Dalam khotbah yang berjudul “Strength for All Times” (Kekuatan di Setiap Waktu), Dr. Stanley memberikan pengingat yang penting:
Semua yang dikatakan Paulus tentang kepuasan, semua yang dikatakannya tentang kekuatan, dan semua yang ia katakan tentang pemenuhan, dibungkus dengan fakta bahwa jika Yesus Kristus adalah hidup kita … kita akan menyadari bahwa segala pemenuhan, kepuasan, energi, semangat, kekuatan dan semua yang kita perlukan, bukan berada “di luar sana” tetapi di dalam diri kita sendiri, siap diluncurkan dengan hikmat dan kasih karunia Tuhan. Jadi… kita harus bekerja dengan kekuatan Tuhan Yang Mahakuasa sendiri, yang selalu sangat berkuasa.
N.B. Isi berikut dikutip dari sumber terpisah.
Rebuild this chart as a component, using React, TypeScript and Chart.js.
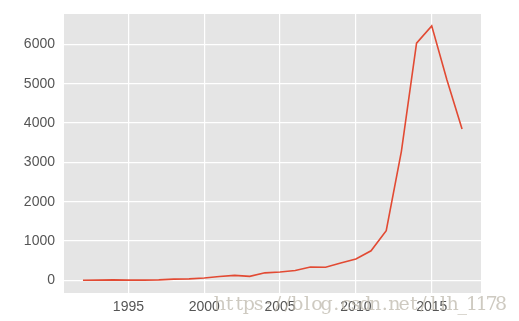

Pada saat saya memasuki apartemen teman-teman dan melihat wajah mereka yang ramah dan bersemangat, segala luka memar, terpeleset, terjatuh terasa terbayar lunas. Melalui kasih dan kemurahan hati orang lain, saya dapat melihat gambar Kristus, yang memperbarui dan menguatkan saya kembali pada saat yang paling saya butuhkan. Sungguh pengingat yang berharga bahwa ketika hari-hari kita penuh kejatuhan – dalam berbagai arti kiasan maupun arti sebenarnya — pembaruan dan kepenuhan yang kita terima sebagai ciptaan baru dalam Kristus menolong kita untuk bangkit berdiri dan berjalan lagi, lebih dekat pada-Nya untuk menanggung segala penderitaan.